The First Art Newspaper on the Net   Established in 1996 Thursday, October 22, 2020


New sculpture by Lawrence Weiner unveiled at Kistefos Sculpture Park in Norway
Lawrence Weiner
A BRANCH BENT TO THE POINT OF SNAPPING
A TWIG CRUSHED TO DUST UNDERFOOT
BRICK & MORTAR USED TO FORM A DAM
TO INTERRUPT THE FLOW OF A WATERWAY



JEVNAKER.- Kistefos Museum announced the unveiling of a new site-specific sculpture by internationally acclaimed American artist Lawrence Weiner.

Kistefos is one of Europe's most important sculpture parks for contemporary art. Built on the grounds of a historical pulp mill at Jevnaker in Norway, Kistefos today comprises an industrial museum, two art galleries and an impressive sculpture park in scenic surroundings. In 2019, the museum opened The Twist, an award-winning new gallery space designed by BIG-Bjarke Ingels Group that takes a sculptural form spanning the river Randselva and twisting at the mid-point.

Lawrence Weiner’s new text-based work is installed on two façades of the historic waterworks on the site and is a direct response to Kistefos’ rich industrial history. Throughout his 60-year career, Weiner has developed a large number of slogans that can be adapted to different situations and places so it is a rarity that the artist has worked so site-specifically at Kistefos by creating new text especially for the installation.

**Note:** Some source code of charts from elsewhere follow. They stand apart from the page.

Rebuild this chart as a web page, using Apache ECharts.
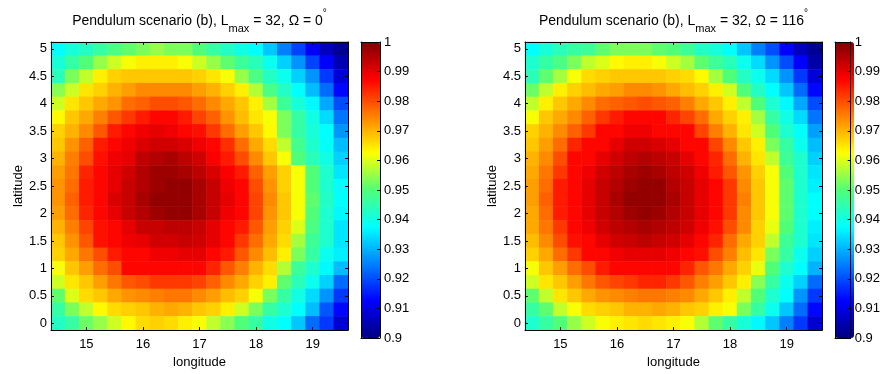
<!DOCTYPE html>
<html>
<head>
<meta charset="utf-8">
<script src="https://cdn.jsdelivr.net/npm/echarts@6/dist/echarts.min.js"></script>
<style>
html,body{margin:0;padding:0;background:#fff;}
#chart{width:883px;height:374px;}
</style>
</head>
<body>
<div id="chart"></div>
<script>
// Longitude / latitude cell centres
const lon = [14.5,14.75,15,15.25,15.5,15.75,16,16.25,16.5,16.75,17,17.25,17.5,17.75,18,18.25,18.5,18.75,19,19.25,19.5];
const lat = [0,0.25,0.5,0.75,1,1.25,1.5,1.75,2,2.25,2.5,2.75,3,3.25,3.5,3.75,4,4.25,4.5,4.75,5];
const xTicks = [15,16,17,18,19];
const yTicks = [0,0.5,1,1.5,2,2.5,3,3.5,4,4.5,5];
const cbTicks = [0.9,0.91,0.92,0.93,0.94,0.95,0.96,0.97,0.98,0.99,1];
const titles = ['0', '116'];

// Omega = 0 ; rows listed from latitude 5 (top) down to latitude 0 (bottom)
const omega0 = [
[.9375,.941,.943,.946,.949,.951,.953,.955,.953,.953,.950,.946,.943,.940,.9375,.932,.925,.919,.912,.906,.902],
[.941,.946,.950,.955,.959,.962,.964,.964,.964,.962,.959,.955,.951,.947,.944,.939,.933,.927,.919,.9125,.905],
[.944,.953,.958,.964,.967,.968,.968,.968,.968,.968,.967,.965,.962,.955,.949,.943,.939,.933,.927,.918,.909],
[.954,.959,.965,.967,.970,.972,.974,.974,.974,.974,.972,.970,.967,.964,.957,.949,.943,.9375,.931,.923,.913],
[.959,.965,.968,.971,.973,.977,.978,.980,.980,.979,.977,.974,.971,.968,.964,.956,.947,.941,.937,.929,.920],
[.963,.968,.971,.975,.979,.982,.985,.987,.987,.985,.981,.978,.973,.969,.965,.962,.953,.946,.940,.934,.924],
[.967,.970,.974,.979,.985,.987,.989,.990,.989,.987,.986,.982,.977,.972,.968,.963,.953,.946,.941,.9375,.927],
[.968,.973,.978,.985,.987,.989,.991,.992,.992,.991,.989,.987,.983,.977,.971,.966,.958,.948,.942,.938,.931],
[.970,.975,.980,.986,.989,.990,.994,.995,.996,.994,.992,.988,.985,.980,.974,.968,.962,.950,.944,.940,.933],
[.972,.976,.984,.987,.990,.992,.995,.997,.997,.996,.994,.991,.988,.985,.978,.972,.967,.962,.950,.942,.935],
[.973,.977,.985,.987,.990,.993,.995,.997,.998,.998,.996,.993,.989,.987,.980,.973,.967,.962,.950,.942,.9375],
[.973,.978,.985,.987,.991,.993,.996,.998,.998,.998,.996,.993,.990,.987,.981,.974,.968,.962,.951,.943,.938],
[.972,.977,.984,.987,.990,.993,.995,.997,.998,.998,.996,.993,.989,.987,.981,.973,.968,.962,.950,.942,.937],
[.970,.975,.981,.986,.987,.990,.993,.993,.994,.994,.993,.990,.987,.985,.979,.972,.967,.960,.949,.942,.935],
[.968,.973,.979,.986,.987,.989,.990,.992,.992,.993,.992,.990,.987,.982,.977,.971,.966,.956,.947,.942,.935],
[.967,.971,.976,.980,.985,.987,.987,.989,.989,.990,.990,.987,.985,.979,.974,.969,.964,.953,.946,.939,.936],
[.962,.968,.972,.977,.980,.987,.987,.987,.987,.987,.987,.984,.979,.975,.970,.966,.957,.947,.942,.937,.931],
[.959,.965,.968,.972,.976,.979,.980,.982,.982,.982,.981,.978,.974,.971,.967,.964,.951,.944,.939,.933,.923],
[.951,.960,.966,.968,.971,.973,.974,.975,.976,.976,.974,.972,.969,.967,.962,.953,.946,.940,.934,.927,.918],
[.946,.953,.958,.963,.966,.967,.968,.970,.971,.970,.968,.967,.964,.959,.953,.946,.942,.9375,.931,.921,.913],
[.943,.946,.952,.955,.959,.963,.966,.967,.966,.964,.962,.958,.954,.950,.946,.940,.9375,.932,.923,.918,.908]
];

// Omega = 116 ; rows listed from latitude 5 (top) down to latitude 0 (bottom)
const omega116 = [
[.9375,.941,.944,.946,.947,.951,.953,.953,.953,.951,.950,.947,.943,.941,.9375,.932,.925,.920,.9125,.906,.902],
[.942,.946,.949,.953,.958,.960,.963,.964,.964,.962,.959,.956,.951,.947,.944,.939,.934,.927,.920,.9125,.904],
[.944,.951,.956,.962,.966,.967,.968,.968,.968,.968,.967,.966,.963,.956,.950,.943,.939,.934,.927,.918,.909],
[.952,.958,.964,.967,.969,.971,.972,.974,.974,.973,.971,.969,.967,.964,.959,.950,.943,.9375,.932,.923,.913],
[.958,.964,.968,.971,.974,.977,.978,.979,.980,.979,.978,.975,.971,.968,.964,.958,.950,.942,.937,.929,.920],
[.962,.968,.971,.974,.978,.982,.985,.987,.987,.987,.984,.981,.977,.971,.967,.964,.956,.946,.940,.934,.924],
[.967,.970,.974,.978,.982,.987,.987,.989,.989,.987,.987,.987,.981,.975,.970,.965,.959,.950,.942,.938,.928],
[.968,.972,.977,.984,.987,.987,.990,.992,.992,.991,.990,.987,.987,.981,.974,.968,.964,.953,.946,.939,.931],
[.970,.974,.980,.987,.987,.990,.992,.994,.995,.994,.993,.990,.987,.984,.977,.970,.965,.958,.947,.942,.933],
[.971,.976,.982,.987,.989,.992,.994,.996,.997,.996,.994,.992,.989,.985,.979,.973,.967,.962,.950,.942,.935],
[.972,.977,.985,.987,.990,.993,.995,.997,.998,.998,.995,.993,.990,.987,.982,.974,.968,.962,.951,.942,.936],
[.972,.978,.985,.987,.990,.993,.996,.998,.998,.998,.996,.993,.990,.987,.982,.975,.968,.962,.951,.942,.9375],
[.971,.977,.985,.987,.990,.993,.995,.997,.998,.997,.995,.993,.990,.987,.982,.974,.968,.962,.951,.942,.9375],
[.971,.976,.982,.987,.989,.992,.994,.995,.996,.995,.994,.992,.989,.986,.980,.974,.967,.961,.950,.942,.936],
[.969,.974,.980,.986,.987,.990,.992,.993,.994,.993,.992,.990,.987,.984,.977,.971,.967,.958,.947,.942,.935],
[.967,.971,.977,.982,.987,.987,.989,.990,.990,.990,.989,.987,.986,.980,.975,.969,.965,.953,.946,.939,.933],
[.962,.968,.972,.977,.980,.985,.987,.987,.987,.987,.987,.984,.979,.976,.971,.967,.961,.950,.942,.9375,.930],
[.959,.965,.968,.972,.976,.979,.981,.982,.984,.984,.982,.979,.975,.972,.968,.964,.954,.946,.939,.933,.923],
[.951,.958,.965,.968,.971,.973,.974,.975,.976,.976,.975,.974,.971,.968,.964,.958,.950,.942,.9375,.927,.918],
[.946,.951,.958,.962,.966,.967,.968,.970,.970,.971,.970,.968,.967,.964,.962,.953,.946,.939,.932,.923,.913],
[.942,.946,.950,.955,.959,.962,.964,.965,.966,.965,.964,.962,.957,.951,.946,.941,.937,.932,.925,.918,.908]
];

const jet = ['#000080','#0000ff','#0080ff','#00ffff','#50ff78','#ffff00','#ff8000','#ff0000','#800000'];
const FONT = 'Liberation Sans, Arial, sans-serif';

function toData(rows){
  const out = [];
  rows.forEach((row, r) => {
    const yi = lat.length - 1 - r;
    row.forEach((v, xi) => out.push([xi, yi, v]));
  });
  return out;
}

const lonCats = lon.map(String);
const latCats = lat.map(String);
const showX = (i, v) => xTicks.indexOf(Number(v)) >= 0;
const showY = (i, v) => yTicks.indexOf(Number(v)) >= 0;

const plotLeft = [51, 525];
const cbLeft = [361, 835];
const TOP = 42, H = 296, W = 297, CBW = 19;

const grids = [], xAxes = [], yAxes = [], series = [], visualMaps = [], texts = [];
const lineStyle = {color:'#000', width:1};
const labelStyle = {color:'#000', fontFamily: FONT, fontSize: 13};

[omega0, omega116].forEach((rows, k) => {
  grids.push({left: plotLeft[k], top: TOP, width: W, height: H, containLabel:false});
  grids.push({left: cbLeft[k], top: TOP, width: CBW, height: H, containLabel:false});
  const g = 2*k, gc = 2*k+1;
  xAxes.push({
    type:'category', data: lonCats, gridIndex: g, position:'bottom', z: 10,
    axisLine:{show:true, lineStyle},
    axisTick:{show:true, inside:true, length:3, alignWithLabel:true, interval: showX, lineStyle},
    axisLabel:{show:true, interval: showX, margin:8, ...labelStyle},
    splitLine:{show:false},
    name:'longitude', nameLocation:'middle', nameGap: 21,
    nameTextStyle:{color:'#000', fontFamily: FONT, fontSize: 13}
  });
  xAxes.push({
    type:'category', data: lonCats, gridIndex: g, position:'top', z: 10,
    axisLine:{show:true, lineStyle},
    axisTick:{show:true, inside:true, length:3, alignWithLabel:true, interval: showX, lineStyle},
    axisLabel:{show:false}, splitLine:{show:false}
  });
  yAxes.push({
    type:'category', data: latCats, gridIndex: g, position:'left', z: 10,
    axisLine:{show:true, lineStyle},
    axisTick:{show:true, inside:true, length:3, alignWithLabel:true, interval: showY, lineStyle},
    axisLabel:{show:true, interval: showY, margin:4, ...labelStyle},
    splitLine:{show:false},
    name:'latitude', nameLocation:'middle', nameGap: 24, nameRotate: 90,
    nameTextStyle:{color:'#000', fontFamily: FONT, fontSize: 13}
  });
  yAxes.push({
    type:'category', data: latCats, gridIndex: g, position:'right', z: 10,
    axisLine:{show:true, lineStyle},
    axisTick:{show:true, inside:true, length:3, alignWithLabel:true, interval: showY, lineStyle},
    axisLabel:{show:false}, splitLine:{show:false}
  });
  xAxes.push({type:'value', gridIndex: gc, min:0, max:1, position:'bottom', z: 10,
    axisLine:{show:true, onZero:false, lineStyle}, axisTick:{show:false}, axisLabel:{show:false}, splitLine:{show:false}});
  xAxes.push({type:'value', gridIndex: gc, min:0, max:1, position:'top', z: 10,
    axisLine:{show:true, onZero:false, lineStyle}, axisTick:{show:false}, axisLabel:{show:false}, splitLine:{show:false}});
  yAxes.push({type:'value', gridIndex: gc, min:0.9, max:1, interval:0.01, position:'right', z: 10,
    axisLine:{show:true, onZero:false, lineStyle},
    axisTick:{show:true, inside:true, length:3, lineStyle},
    axisLabel:{show:true, margin:4, ...labelStyle, formatter: v => String(Math.round(v*100)/100)},
    splitLine:{show:false}});
  yAxes.push({type:'value', gridIndex: gc, min:0.9, max:1, interval:0.01, position:'left', z: 10,
    axisLine:{show:true, onZero:false, lineStyle},
    axisTick:{show:false}, axisLabel:{show:false}, splitLine:{show:false}});

  series.push({
    type:'heatmap', xAxisIndex: 4*k, yAxisIndex: 4*k,
    data: toData(rows), emphasis:{disabled:true}, progressive:0, animation:false
  });
  visualMaps.push({
    type:'continuous', min: cbTicks[0], max: cbTicks[cbTicks.length-1], seriesIndex: k, dimension: 2,
    show:true, calculable:false, hoverLink:false, realtime:false,
    left: cbLeft[k], top: TOP, itemWidth: CBW, itemHeight: H, padding:0,
    text: null, showLabel:false, inRange:{color: jet}
  });
  const cx = plotLeft[k] + W/2;
  texts.push({
    type:'text', z: 20,
    x: cx, y: 21,
    style:{
      text: '{a|Pendulum scenario (b), L}{s|max}{a| = 32, Ω = ' + titles[k] + '}{p|°}',
      rich:{
        a:{fontFamily: FONT, fontSize:14, fill:'#000', lineHeight:26, verticalAlign:'middle'},
        s:{fontFamily: FONT, fontSize:11, fill:'#000', lineHeight:26, verticalAlign:'bottom'},
        p:{fontFamily: FONT, fontSize:10, fill:'#000', lineHeight:26, verticalAlign:'top'}
      },
      align:'center', verticalAlign:'middle'
    }
  });
});

const chart = echarts.init(document.getElementById('chart'), null, {renderer:'canvas'});
chart.setOption({
  animation:false,
  backgroundColor:'#fff',
  grid: grids, xAxis: xAxes, yAxis: yAxes, series, visualMap: visualMaps,
  graphic: texts
});
</script>
</body>
</html>
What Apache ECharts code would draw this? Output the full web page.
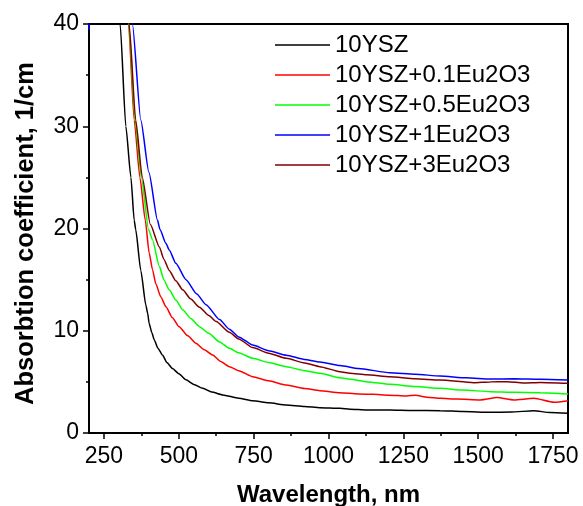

The sculpture park already includes site-specific works by leading international artists such as Tony Cragg, Anish Kapoor, Marc Quinn, Jeppe Hein, Philip King, llya Kabakov and Lynda Benglis, amongst others. The Weiner sculpture is gratefully acquired with thanks to a generous donation from Kistefos AS and becomes the 47th work in the permanent collection at Kistefos.

New York-based American artist Lawrence Weiner (b. 1942) has been one of the leading figures of the conceptual art movement since the 1960s and is today considered one of the world’s most important contemporary artists.

His text based ‘slogans’ that he defines as sculptures have appeared in the permanent collections, as public art commissions and exhibited in major museums and private collections around the world.




His notion that the conception of a work of art and its presentation through language as a sufficient means to render an artwork resulted in a groundbreaking approach to art and its presentation. Earlier works tended to be more art-specific in a conceptual dialogue, whereas newer works are often more lyrical and playful, opening up and embellishing Weiner’s 1968 “declaration of intent”:

1 AN ARTIST MAY CONSTRUCT A WORK
2 A WORK MAY BE FABRICATED
3 A WORK NEED NOT BE BUILT

A REASONABLE ASSUMPTION IS THAT EACH BEING EQUAL AND
CONSISTENT WITH THE INTENT OF THE ARTIST THE DECISION AS
TO CONDITION RESTS WITH THE NEEDS OF THE RECEIVER UPON
THE OCCASION OF RECEIVERSHIP

The Public Space has played an important role throughout Weiner's career. His slogans in sculptural form have been mounted on the facades of public buildings around the world, translated into countless languages. He states: “The work requires a formal situation in order to be presented, walls were built for things to be put upon them” and refers to the inextricable relationship between an artwork and it’s context. Once conceived an artwork exists whether constructed or not, but importantly that artwork requires a site, be it a museum wall, a billboard, a matchbox or a building exterior. It can be permanent or temporary but needs a formal situation that addresses the “relationship of human beings to objects and objects to objects in relationship to human beings”

The most important thing for the existence of a work of art, according to Weiner, is not the physical presence but the fact that someone experiences it: the viewer, the recipient. He believes that it should be completely free for each each individual viewer, with their own personal wishes and needs, to interpret the work. In this way he promotes a kind of universal accessibility to art.

Weiner seeks a radical redefinition of the relationship between artist and viewer, and at the same time an eternal movement in his works. They are never placed in a finite location, but are redefined again and again for each encounter with a new viewer.

The work is installed permanently and on view throughout 2020 and the coming seasons.